- Music
- 10 Jan 26
Album Review: Dry Cleaning, Secret Love
Impressive outing for post-punk merchants. 8/10
Florence Shaw is South London’s most insouciant vocalist, and that’s saying something. Dry Cleaning’s previous two albums, New Long Leg (2021) and Stumpwork (2022), were built on her calmative spoken word (picture the Tube announcer lady reading Andy Warhol’s diary), standing amid post-punk maelstroms.
On Secret Love, the band dangle in deeper waters, resulting in their most accomplished effort. Shaw is still Shaw. On ‘Hit My Head All Day’, she’s dry and Foucauldian - “The objects outside the head control the mind / To arrange them is to control people's thinking”. ‘My Soul / Half Pint’ sees her burrow into an everyday aversion to cleaning to reveal internalised misogyny. Later, harmful online personalities are examined with humour and horror on ‘Evil Evil Idiot’ and ‘Blood.’
Encouraged by producer Cate Le Bon, Shaw sings more than ever, and the vocals on ‘Secret Love’ bring welcome shades of vulnerability. Bassist Lewis Maynard meanwhile, bolts the album with Minutemen-gone-Bootsy Collins grooves of punk grit and hypnotic funk.

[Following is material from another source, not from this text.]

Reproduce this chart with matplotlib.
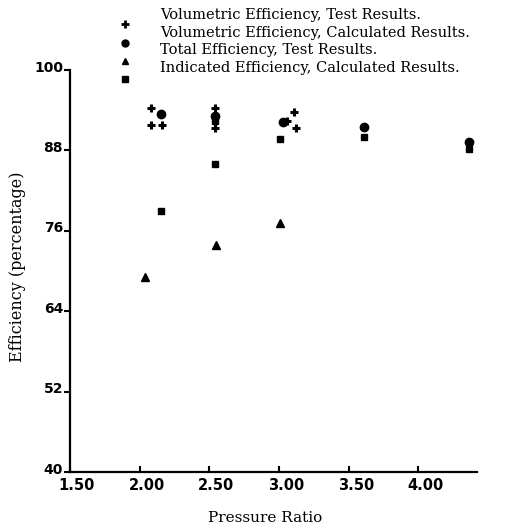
import matplotlib
matplotlib.use("Agg")
import matplotlib.pyplot as plt
from matplotlib.transforms import ScaledTranslation

# values
vol_test_x = [2.08, 2.08, 2.16, 2.54, 2.54, 3.11, 3.06, 3.12]
vol_test_y = [94.4, 91.8, 91.8, 94.3, 91.4, 93.7, 92.4, 91.3]

vol_calc_x = [2.15, 2.54, 3.03, 3.61, 4.36]
vol_calc_y = [93.5, 93.1, 92.2, 91.5, 89.2]

total_test_x = [2.04, 2.55, 3.01]
total_test_y = [69.1, 73.9, 77.2]

ind_calc_x = [2.15, 2.54, 2.54, 3.01, 3.61, 4.36]
ind_calc_y = [79.0, 92.4, 86.0, 89.7, 90.0, 88.2]

xticks = [1.5, 2.0, 2.5, 3.0, 3.5, 4.0]
xtick_labels = ["1.50", "2.00", "2.50", "3.00", "3.50", "4.00"]
yticks = [40, 52, 64, 76, 88, 100]
ytick_labels = ["40", "52", "64", "76", "88", "100"]

legend_labels = [
    "Volumetric Efficiency, Test Results.",
    "Volumetric Efficiency, Calculated Results.",
    "Total Efficiency, Test Results.",
    "Indicated Efficiency, Calculated Results.",
]

serif = "DejaVu Serif"

fig = plt.figure(figsize=(5.31, 5.30), dpi=100)
ax = fig.add_axes([70 / 531, 1 - 472 / 530, 407 / 531, 402 / 530])

ax.plot(vol_test_x, vol_test_y, ls="none", marker="+", ms=6, mew=2.2, color="black")
ax.plot(vol_calc_x, vol_calc_y, ls="none", marker="o", ms=6, color="black")
ax.plot(total_test_x, total_test_y, ls="none", marker="^", ms=5.5, color="black")
ax.plot(ind_calc_x, ind_calc_y, ls="none", marker="s", ms=5, color="black")

ax.set_xlim(1.5, 4.42)
ax.set_ylim(40, 100)

for side in ["top", "right"]:
    ax.spines[side].set_visible(False)
for side in ["left", "bottom"]:
    ax.spines[side].set_linewidth(1.6)

ax.set_xticks(xticks)
ax.set_xticklabels(xtick_labels, fontsize=10.5, fontweight="bold", family="DejaVu Sans")
ax.set_yticks(yticks)
ax.set_yticklabels(ytick_labels, fontsize=10, fontweight="bold", family="DejaVu Sans")
ax.tick_params(axis="x", direction="in", length=4, width=1.5, pad=4)
ax.tick_params(axis="y", direction="out", length=4, width=1.5, pad=1)

# scanned labels sit a little right of x ticks and above y ticks
for lbl in ax.get_xticklabels():
    lbl.set_transform(lbl.get_transform() + ScaledTranslation(0.07, 0, fig.dpi_scale_trans))
for lbl in ax.get_yticklabels():
    lbl.set_transform(lbl.get_transform() + ScaledTranslation(0, 0.04, fig.dpi_scale_trans))

fig.text(265 / 531, 1 - 518 / 530, "Pressure Ratio", family=serif, fontsize=11,
         ha="center", va="center")
fig.text(18 / 531, 1 - 267 / 530, "Efficiency (percentage)", family=serif, fontsize=11.5,
         ha="center", va="center", rotation=90)

# hand-placed key, as in the original figure
markers = [("+", 5.5, 2), ("o", 5, 1), ("^", 5, 1), ("s", 5, 1)]
marker_y = [24, 43, 61, 79]
text_y = [15, 33, 50, 68]
for (m, ms, mew), my, ty, label in zip(markers, marker_y, text_y, legend_labels):
    fig.add_artist(plt.Line2D([125 / 531], [1 - my / 530], ls="none", marker=m, ms=ms,
                              mew=mew, color="black", transform=fig.transFigure))
    fig.text(160 / 531, 1 - ty / 530, label, family=serif, fontsize=10.5,
             ha="left", va="center")

fig.savefig("out.png", dpi=100)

Some of this record was made in Jeff Tweedy’s Chicago studio, and there is a whiff of Wilco from the guitars, particularly the dichotomy of fuzzy leads and jangly rhythms on ‘Let Me Grow And You’ll See’. The influence of sessions with Gilla Band are heard too on the doomy ‘Rocks’.
This sonic development clears the way for Dry Cleaning to excel at what they do best: unravelling the mundane into the existential. Is Shaw overthinking, spot on about the world, or both? At times it seems she’s not even sure. And yet, for all her deadpan, she remains empathetic. On closer ‘Joy’, she offers us a rose: “We’ll build a cute harmless world.”